── Data segment
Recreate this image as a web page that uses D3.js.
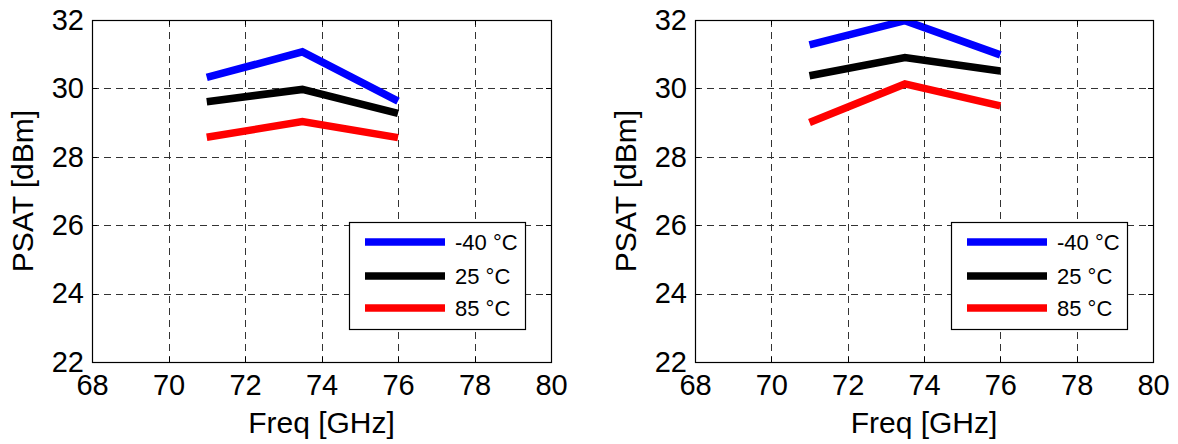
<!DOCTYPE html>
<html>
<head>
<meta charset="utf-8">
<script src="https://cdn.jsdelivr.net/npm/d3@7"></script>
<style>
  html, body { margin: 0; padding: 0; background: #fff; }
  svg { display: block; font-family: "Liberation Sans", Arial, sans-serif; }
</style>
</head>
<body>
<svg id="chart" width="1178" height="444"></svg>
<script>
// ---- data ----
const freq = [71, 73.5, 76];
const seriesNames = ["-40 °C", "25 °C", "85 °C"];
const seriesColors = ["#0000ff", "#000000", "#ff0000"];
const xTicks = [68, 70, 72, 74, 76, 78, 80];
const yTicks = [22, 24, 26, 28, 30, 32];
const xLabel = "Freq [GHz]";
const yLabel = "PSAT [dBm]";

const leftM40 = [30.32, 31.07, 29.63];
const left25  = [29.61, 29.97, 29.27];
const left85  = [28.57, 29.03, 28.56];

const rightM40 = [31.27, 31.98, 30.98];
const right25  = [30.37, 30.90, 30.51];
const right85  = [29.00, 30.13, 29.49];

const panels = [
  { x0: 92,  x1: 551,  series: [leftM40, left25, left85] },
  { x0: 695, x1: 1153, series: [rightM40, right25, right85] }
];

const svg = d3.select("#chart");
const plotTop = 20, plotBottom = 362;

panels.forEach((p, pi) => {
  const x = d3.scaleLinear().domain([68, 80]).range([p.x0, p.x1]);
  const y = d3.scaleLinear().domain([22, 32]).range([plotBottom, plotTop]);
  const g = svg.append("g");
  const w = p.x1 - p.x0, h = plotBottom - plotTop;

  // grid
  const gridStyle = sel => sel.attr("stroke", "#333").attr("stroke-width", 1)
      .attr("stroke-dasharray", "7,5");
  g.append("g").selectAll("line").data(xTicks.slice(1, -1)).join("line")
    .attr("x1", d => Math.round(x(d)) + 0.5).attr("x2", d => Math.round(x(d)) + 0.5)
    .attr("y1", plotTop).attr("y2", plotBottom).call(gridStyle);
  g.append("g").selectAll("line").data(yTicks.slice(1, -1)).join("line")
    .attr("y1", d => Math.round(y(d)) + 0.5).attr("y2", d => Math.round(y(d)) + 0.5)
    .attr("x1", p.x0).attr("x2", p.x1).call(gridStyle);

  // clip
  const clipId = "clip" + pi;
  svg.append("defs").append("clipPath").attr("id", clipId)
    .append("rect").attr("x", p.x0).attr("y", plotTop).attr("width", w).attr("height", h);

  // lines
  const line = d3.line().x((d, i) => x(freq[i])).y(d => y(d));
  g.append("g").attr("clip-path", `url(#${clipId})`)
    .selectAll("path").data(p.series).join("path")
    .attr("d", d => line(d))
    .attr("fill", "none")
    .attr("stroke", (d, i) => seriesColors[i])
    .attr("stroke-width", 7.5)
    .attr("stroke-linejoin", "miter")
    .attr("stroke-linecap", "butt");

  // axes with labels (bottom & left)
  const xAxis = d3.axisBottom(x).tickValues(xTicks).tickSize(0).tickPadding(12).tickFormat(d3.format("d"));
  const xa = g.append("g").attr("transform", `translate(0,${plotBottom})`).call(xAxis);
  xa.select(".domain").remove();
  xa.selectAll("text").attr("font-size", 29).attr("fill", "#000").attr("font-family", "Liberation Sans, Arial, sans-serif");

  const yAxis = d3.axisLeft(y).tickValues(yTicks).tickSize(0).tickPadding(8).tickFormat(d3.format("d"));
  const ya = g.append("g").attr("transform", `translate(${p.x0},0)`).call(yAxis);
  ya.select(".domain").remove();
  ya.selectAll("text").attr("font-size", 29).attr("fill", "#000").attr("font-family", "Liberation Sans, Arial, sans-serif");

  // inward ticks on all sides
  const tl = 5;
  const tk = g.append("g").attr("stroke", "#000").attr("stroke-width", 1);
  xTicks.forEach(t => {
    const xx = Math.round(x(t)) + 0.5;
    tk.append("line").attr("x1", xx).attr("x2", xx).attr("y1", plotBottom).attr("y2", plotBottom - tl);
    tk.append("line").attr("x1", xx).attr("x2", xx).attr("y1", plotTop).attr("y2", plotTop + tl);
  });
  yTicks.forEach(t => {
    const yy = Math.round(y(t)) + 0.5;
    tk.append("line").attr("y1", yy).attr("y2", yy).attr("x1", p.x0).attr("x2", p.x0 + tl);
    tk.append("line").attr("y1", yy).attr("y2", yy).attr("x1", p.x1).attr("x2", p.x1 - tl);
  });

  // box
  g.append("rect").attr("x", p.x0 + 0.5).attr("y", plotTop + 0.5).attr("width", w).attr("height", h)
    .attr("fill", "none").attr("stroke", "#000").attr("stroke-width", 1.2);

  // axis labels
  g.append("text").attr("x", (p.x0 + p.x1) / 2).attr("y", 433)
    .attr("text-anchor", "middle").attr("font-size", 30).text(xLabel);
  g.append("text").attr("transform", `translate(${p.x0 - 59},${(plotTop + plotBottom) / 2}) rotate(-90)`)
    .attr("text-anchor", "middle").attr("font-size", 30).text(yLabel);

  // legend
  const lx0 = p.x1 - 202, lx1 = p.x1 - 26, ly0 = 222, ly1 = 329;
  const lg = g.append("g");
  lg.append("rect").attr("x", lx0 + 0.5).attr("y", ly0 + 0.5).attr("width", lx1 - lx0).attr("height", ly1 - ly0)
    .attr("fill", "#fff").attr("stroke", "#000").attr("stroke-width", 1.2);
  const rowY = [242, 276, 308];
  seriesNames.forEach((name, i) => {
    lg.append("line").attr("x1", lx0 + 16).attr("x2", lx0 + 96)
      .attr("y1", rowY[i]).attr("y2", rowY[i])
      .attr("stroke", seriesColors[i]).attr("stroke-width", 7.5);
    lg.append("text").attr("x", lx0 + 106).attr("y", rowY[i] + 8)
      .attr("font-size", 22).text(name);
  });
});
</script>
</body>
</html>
────
- _What you need to do_
Print the complete listing exactly as it stands, without its pictures.

- _Result for this task_
Recreate this image as a web page that uses D3.js.
<!DOCTYPE html>
<html>
<head>
<meta charset="utf-8">
<script src="https://cdn.jsdelivr.net/npm/d3@7"></script>
<style>
  html, body { margin: 0; padding: 0; background: #fff; }
  svg { display: block; font-family: "Liberation Sans", Arial, sans-serif; }
</style>
</head>
<body>
<svg id="chart" width="1178" height="444"></svg>
<script>
// ---- data ----
const freq = [71, 73.5, 76];
const seriesNames = ["-40 °C", "25 °C", "85 °C"];
const seriesColors = ["#0000ff", "#000000", "#ff0000"];
const xTicks = [68, 70, 72, 74, 76, 78, 80];
const yTicks = [22, 24, 26, 28, 30, 32];
const xLabel = "Freq [GHz]";
const yLabel = "PSAT [dBm]";

const leftM40 = [30.32, 31.07, 29.63];
const left25  = [29.61, 29.97, 29.27];
const left85  = [28.57, 29.03, 28.56];

const rightM40 = [31.27, 31.98, 30.98];
const right25  = [30.37, 30.90, 30.51];
const right85  = [29.00, 30.13, 29.49];

const panels = [
  { x0: 92,  x1: 551,  series: [leftM40, left25, left85] },
  { x0: 695, x1: 1153, series: [rightM40, right25, right85] }
];

const svg = d3.select("#chart");
const plotTop = 20, plotBottom = 362;

panels.forEach((p, pi) => {
  const x = d3.scaleLinear().domain([68, 80]).range([p.x0, p.x1]);
  const y = d3.scaleLinear().domain([22, 32]).range([plotBottom, plotTop]);
  const g = svg.append("g");
  const w = p.x1 - p.x0, h = plotBottom - plotTop;

  // grid
  const gridStyle = sel => sel.attr("stroke", "#333").attr("stroke-width", 1)
      .attr("stroke-dasharray", "7,5");
  g.append("g").selectAll("line").data(xTicks.slice(1, -1)).join("line")
    .attr("x1", d => Math.round(x(d)) + 0.5).attr("x2", d => Math.round(x(d)) + 0.5)
    .attr("y1", plotTop).attr("y2", plotBottom).call(gridStyle);
  g.append("g").selectAll("line").data(yTicks.slice(1, -1)).join("line")
    .attr("y1", d => Math.round(y(d)) + 0.5).attr("y2", d => Math.round(y(d)) + 0.5)
    .attr("x1", p.x0).attr("x2", p.x1).call(gridStyle);

  // clip
  const clipId = "clip" + pi;
  svg.append("defs").append("clipPath").attr("id", clipId)
    .append("rect").attr("x", p.x0).attr("y", plotTop).attr("width", w).attr("height", h);

  // lines
  const line = d3.line().x((d, i) => x(freq[i])).y(d => y(d));
  g.append("g").attr("clip-path", `url(#${clipId})`)
    .selectAll("path").data(p.series).join("path")
    .attr("d", d => line(d))
    .attr("fill", "none")
    .attr("stroke", (d, i) => seriesColors[i])
    .attr("stroke-width", 7.5)
    .attr("stroke-linejoin", "miter")
    .attr("stroke-linecap", "butt");

  // axes with labels (bottom & left)
  const xAxis = d3.axisBottom(x).tickValues(xTicks).tickSize(0).tickPadding(12).tickFormat(d3.format("d"));
  const xa = g.append("g").attr("transform", `translate(0,${plotBottom})`).call(xAxis);
  xa.select(".domain").remove();
  xa.selectAll("text").attr("font-size", 29).attr("fill", "#000").attr("font-family", "Liberation Sans, Arial, sans-serif");

  const yAxis = d3.axisLeft(y).tickValues(yTicks).tickSize(0).tickPadding(8).tickFormat(d3.format("d"));
  const ya = g.append("g").attr("transform", `translate(${p.x0},0)`).call(yAxis);
  ya.select(".domain").remove();
  ya.selectAll("text").attr("font-size", 29).attr("fill", "#000").attr("font-family", "Liberation Sans, Arial, sans-serif");

  // inward ticks on all sides
  const tl = 5;
  const tk = g.append("g").attr("stroke", "#000").attr("stroke-width", 1);
  xTicks.forEach(t => {
    const xx = Math.round(x(t)) + 0.5;
    tk.append("line").attr("x1", xx).attr("x2", xx).attr("y1", plotBottom).attr("y2", plotBottom - tl);
    tk.append("line").attr("x1", xx).attr("x2", xx).attr("y1", plotTop).attr("y2", plotTop + tl);
  });
  yTicks.forEach(t => {
    const yy = Math.round(y(t)) + 0.5;
    tk.append("line").attr("y1", yy).attr("y2", yy).attr("x1", p.x0).attr("x2", p.x0 + tl);
    tk.append("line").attr("y1", yy).attr("y2", yy).attr("x1", p.x1).attr("x2", p.x1 - tl);
  });

  // box
  g.append("rect").attr("x", p.x0 + 0.5).attr("y", plotTop + 0.5).attr("width", w).attr("height", h)
    .attr("fill", "none").attr("stroke", "#000").attr("stroke-width", 1.2);

  // axis labels
  g.append("text").attr("x", (p.x0 + p.x1) / 2).attr("y", 433)
    .attr("text-anchor", "middle").attr("font-size", 30).text(xLabel);
  g.append("text").attr("transform", `translate(${p.x0 - 59},${(plotTop + plotBottom) / 2}) rotate(-90)`)
    .attr("text-anchor", "middle").attr("font-size", 30).text(yLabel);

  // legend
  const lx0 = p.x1 - 202, lx1 = p.x1 - 26, ly0 = 222, ly1 = 329;
  const lg = g.append("g");
  lg.append("rect").attr("x", lx0 + 0.5).attr("y", ly0 + 0.5).attr("width", lx1 - lx0).attr("height", ly1 - ly0)
    .attr("fill", "#fff").attr("stroke", "#000").attr("stroke-width", 1.2);
  const rowY = [242, 276, 308];
  seriesNames.forEach((name, i) => {
    lg.append("line").attr("x1", lx0 + 16).attr("x2", lx0 + 96)
      .attr("y1", rowY[i]).attr("y2", rowY[i])
      .attr("stroke", seriesColors[i]).attr("stroke-width", 7.5);
    lg.append("text").attr("x", lx0 + 106).attr("y", rowY[i] + 8)
      .attr("font-size", 22).text(name);
  });
});
</script>
</body>
</html>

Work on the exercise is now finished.